You’re the on-call ML scientist for NorthBridge Health, a 12-hospital network (≈3.5M ED + inpatient encounters/year). The organization deployed a sepsis early warning model into the EHR to help clinicians identify patients at risk of developing sepsis within the next 12 hours. The model runs every 30 minutes for admitted patients and produces a risk score (0–1). If the score exceeds a threshold, the EHR triggers an alert to the bedside nurse and the covering physician.
The model was trained on 24 months of retrospective data (≈1.8M admissions). Labels were derived from a Sepsis-3 proxy: suspected infection + organ dysfunction within a time window. The model is a gradient-boosted tree ensemble using vitals, labs, demographics, comorbidities, and limited text-derived features (problem list and triage note keywords). Deployment began 10 weeks ago.
NorthBridge’s CMIO reports: “The model looks great in validation, but alerts don’t match what we see clinically. We’re getting too many alerts on stable patients, and we missed several patients who later required ICU transfer for sepsis.” Clinicians are losing trust, and the hospital is considering disabling alerts.
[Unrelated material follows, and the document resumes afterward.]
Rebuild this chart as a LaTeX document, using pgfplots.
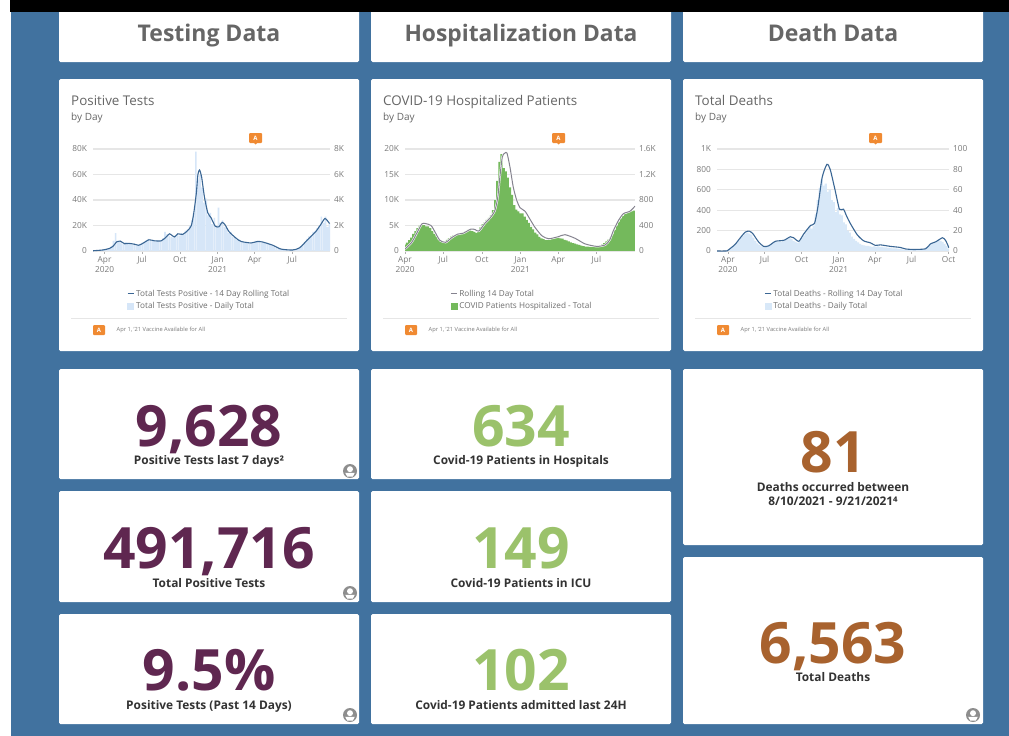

| Metric | Offline Test (held-out retrospective) | Live (prospective, adjudicated sample) |
|---|---|---|
| AUC-ROC | 0.91 | 0.86 |
| AUPRC | 0.34 | 0.18 |
| Sensitivity (Recall) @ current threshold | 0.78 | 0.52 |
| Precision (PPV) @ current threshold | 0.22 | 0.11 |
| Specificity @ current threshold | 0.93 | 0.90 |
| Brier score (calibration) | 0.072 | 0.118 |
| % of patients alerted at least once | 7.5% | 12.8% |
| Median lead time (TPs only) | 5.1 hours | 2.0 hours |
The model’s predictions are not aligning with clinical outcomes: it fires frequently on patients who do not deteriorate, and it misses some patients who do. You need to diagnose whether this is primarily a metric/threshold issue, label/definition mismatch, calibration drift, data leakage in offline evaluation, distribution shift, or workflow/measurement artifacts.